Comme l’an dernier, c’est la veille du passage à l’heure d’été que le discret Olivier Reboul change une fois encore de casquette, deux mois après avoir dirigé Don Giovanni au Conservatoire (voir ici), pour revenir à l’instrument pour lequel il obtint un premier prix du Conservatoire en 1979.
Joués sans pédale mais avec nuances, avec partition mais sans prosaïsme, les trois Préludes et Fugues de Bach, dont le choix et l’ordre se révèlent pleinement cohérents, ont une sonorité ronde et franche. L’unité du style d’Olivier Reboul est assurée par un jeu où les nuances se font rares et dont la sonorité se révèle presque étouffante.
Le tempo enlevé dans lequel sont abordés les quatre mouvements de la Sonate en ut mineur de Schubert déconcerte puis convainc: loin de rechercher des contrastes vertigineux dans les nuances et les rythmes et du mystère dans les silences, le pianiste français livre une vision très ramassée de l’œuvre, où les respirations sont rares, où l’enchaînement des mouvements se fait avec naturel et évidence, où l’unité de la conception évoque davantage le Schubert des lieder que l’ombre de Beethoven. Au risque d’accrocher les doigts, cette conception déterminée et très réfléchie de la partition laisse deviner un interprète original et authentique, qui inonde d’énergie un Allegro conclusif tendu et presque obsessionnel.

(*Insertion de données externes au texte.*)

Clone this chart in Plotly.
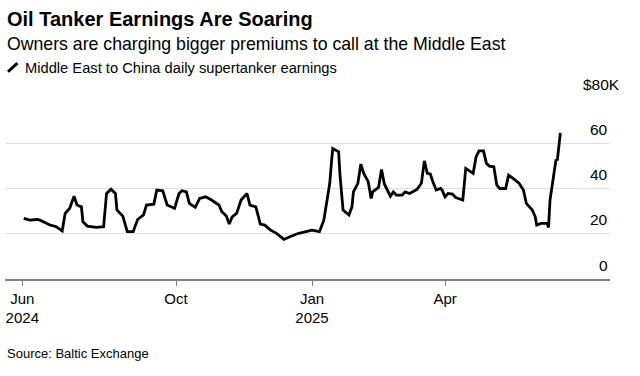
import plotly.graph_objects as go

dates = [
    "2024-06-20", "2024-06-24", "2024-06-29", "2024-07-01", "2024-07-08", "2024-07-12",
    "2024-07-16", "2024-07-18", "2024-07-21", "2024-07-24", "2024-07-26", "2024-07-29",
    "2024-07-30", "2024-08-02", "2024-08-08", "2024-08-13", "2024-08-15", "2024-08-18",
    "2024-08-21", "2024-08-22", "2024-08-26", "2024-08-29", "2024-09-02", "2024-09-05",
    "2024-09-09", "2024-09-11", "2024-09-16", "2024-09-18", "2024-09-22", "2024-09-25",
    "2024-09-30", "2024-10-03", "2024-10-05", "2024-10-08", "2024-10-10", "2024-10-14",
    "2024-10-17", "2024-10-21", "2024-10-25", "2024-10-30", "2024-11-01", "2024-11-04",
    "2024-11-06", "2024-11-08", "2024-11-11", "2024-11-14", "2024-11-18", "2024-11-20",
    "2024-11-24", "2024-11-27", "2024-11-30", "2024-12-04", "2024-12-08", "2024-12-13",
    "2024-12-17", "2024-12-23", "2025-01-01", "2025-01-06", "2025-01-09", "2025-01-11",
    "2025-01-13", "2025-01-14", "2025-01-15", "2025-01-19", "2025-01-20", "2025-01-22",
    "2025-01-26", "2025-01-28", "2025-01-29", "2025-02-01", "2025-02-03", "2025-02-05",
    "2025-02-08", "2025-02-10", "2025-02-11", "2025-02-15", "2025-02-17", "2025-02-19",
    "2025-02-23", "2025-02-25", "2025-02-27", "2025-03-03", "2025-03-05", "2025-03-08",
    "2025-03-13", "2025-03-16", "2025-03-18", "2025-03-20", "2025-03-22", "2025-03-24",
    "2025-03-26", "2025-03-29", "2025-03-30", "2025-04-01", "2025-04-03", "2025-04-06",
    "2025-04-08", "2025-04-10", "2025-04-13", "2025-04-15", "2025-04-18", "2025-04-20",
    "2025-04-22", "2025-04-24", "2025-04-27", "2025-04-29", "2025-05-01", "2025-05-04",
    "2025-05-06", "2025-05-08", "2025-05-12", "2025-05-14", "2025-05-17", "2025-05-21",
    "2025-05-24", "2025-05-26", "2025-05-30", "2025-06-01", "2025-06-02", "2025-06-05",
    "2025-06-09", "2025-06-10", "2025-06-11", "2025-06-13", "2025-06-15", "2025-06-16",
    "2025-06-18",
]

earnings_k = [
    26.8, 26.0, 26.3, 26.0, 23.8, 23.1,
    21.3, 29.0, 31.2, 36.6, 32.7, 31.9,
    25.3, 23.4, 22.8, 23.1, 37.8, 39.7,
    37.8, 30.5, 27.8, 20.9, 20.9, 26.3,
    28.3, 32.7, 33.1, 39.3, 39.0, 32.7,
    31.2, 37.8, 39.0, 38.5, 33.4, 31.7,
    35.6, 36.3, 34.9, 32.7, 29.7, 27.8,
    24.3, 27.5, 29.0, 34.9, 37.8, 32.7,
    31.9, 24.3, 23.8, 21.6, 20.2, 17.5,
    18.7, 20.2, 21.6, 20.9, 26.0, 33.4,
    42.3, 50.3, 57.7, 56.2, 45.2, 30.5,
    28.3, 31.9, 38.5, 42.3, 50.8, 46.7,
    43.0, 35.6, 38.5, 40.5, 48.4, 41.9,
    36.6, 38.5, 37.1, 37.1, 38.5, 37.8,
    39.6, 42.3, 52.2, 46.7, 46.4, 42.5,
    39.3, 40.0, 39.3, 36.3, 37.8, 37.5,
    36.1, 35.6, 34.9, 48.9, 47.4, 46.7,
    54.0, 56.6, 56.6, 51.1, 49.9, 49.6,
    41.5, 40.0, 40.0, 45.9, 44.5, 42.3,
    39.3, 33.4, 30.5, 27.5, 23.8, 24.6,
    24.6, 22.8, 34.9, 43.7, 52.5, 52.8,
    64.6,
]

tick_dates = ["2024-06-19", "2024-10-01", "2025-01-01", "2025-04-01"]
tick_text = ["Jun<br>2024", "Oct", "Jan<br>2025", "Apr"]

y_ticks = [0, 20, 40, 60, 80]
y_labels = ["0", "20", "40", "60", "$80K"]

FONT = "Liberation Sans, Arial, sans-serif"

fig = go.Figure()
fig.add_trace(go.Scatter(
    x=dates, y=earnings_k, mode="lines",
    line=dict(color="#000000", width=2.8),
    hoverinfo="skip", showlegend=False,
))

annotations = []
for v, lab in zip(y_ticks, y_labels):
    annotations.append(dict(
        x=1, xref="paper", y=v, yref="y", text=lab, showarrow=False,
        xanchor="right", yanchor="middle", yshift=14,
        xshift=(12 if lab.endswith("K") else 0),
        font=dict(family=FONT, size=15.5, color="#000000"),
    ))

annotations += [
    dict(x=0, xref="paper", y=1.436, yref="paper", text="<b>Oil Tanker Earnings Are Soaring</b>",
         showarrow=False, xanchor="left", yanchor="middle",
         font=dict(family=FONT, size=20, color="#000000")),
    dict(x=0, xref="paper", y=1.301, yref="paper",
         text="Owners are charging bigger premiums to call at the Middle East",
         showarrow=False, xanchor="left", yanchor="middle",
         font=dict(family=FONT, size=17.7, color="#000000")),
    dict(x=0, xref="paper", xshift=18, y=1.167, yref="paper",
         text="Middle East to China daily supertanker earnings",
         showarrow=False, xanchor="left", yanchor="middle",
         font=dict(family=FONT, size=14.7, color="#000000")),
    dict(x=0, xref="paper", y=-0.412, yref="paper", text="Source: Baltic Exchange",
         showarrow=False, xanchor="left", yanchor="middle",
         font=dict(family=FONT, size=13, color="#000000")),
]

fig.update_layout(
    width=640, height=376,
    margin=dict(l=5, r=30, t=98, b=97),
    paper_bgcolor="#ffffff", plot_bgcolor="#ffffff",
    annotations=annotations,
    shapes=[dict(type="line", xref="paper", yref="paper",
                 x0=0.005, y0=1.145, x1=0.0205, y1=1.193,
                 line=dict(color="#000000", width=3))],
    xaxis=dict(
        type="date", range=["2024-06-07 07:00", "2025-07-21 14:00"],
        tickvals=tick_dates, ticktext=tick_text,
        showgrid=False, showline=True, linecolor="#808080", linewidth=1.5,
        ticks="outside", ticklen=5, tickcolor="#808080", tickwidth=1,
        ticklabelstandoff=0,
        tickfont=dict(family=FONT, size=15, color="#000000"),
        fixedrange=True,
    ),
    yaxis=dict(
        range=[0, 80], tickvals=y_ticks, showticklabels=False,
        showgrid=True, gridcolor="#e0e0e0", gridwidth=1,
        zeroline=False, showline=False, fixedrange=True,
    ),
)

fig.write_html("out.html", config={"displayModeBar": False},
               post_script="document.body.style.margin='0';")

C’est la même impression d’obsession qui vient à l’esprit à l’écoute d’une Humoresque de Schumann dérangeante, torturée, parfois hachée ou précipitée, mais où le manque de nuances n’empêche nullement contrastes et fulgurances, exaltation et tendresse. Usant rarement du registre piano, Olivier Reboul distille pourtant, au moyen d’une frappe jamais brutale et d’une énergie toujours contrôlée, des sortilèges sonores qui font ressortir l’intimité et même l’humour de la pensée de Schumann: einfach und zart.
En bis, c’est sous les traits d’Eusebius que Reboul-le-poète réapparaît pour prendre congé, à travers la dernière pièce – livrée fantomatique et presque immobile – des Davidsbündlertänze (que la pianiste Colette Zérah, pivot de l’association «Piano Con Moto», interprètera le 12 avril prochain dans la même salle).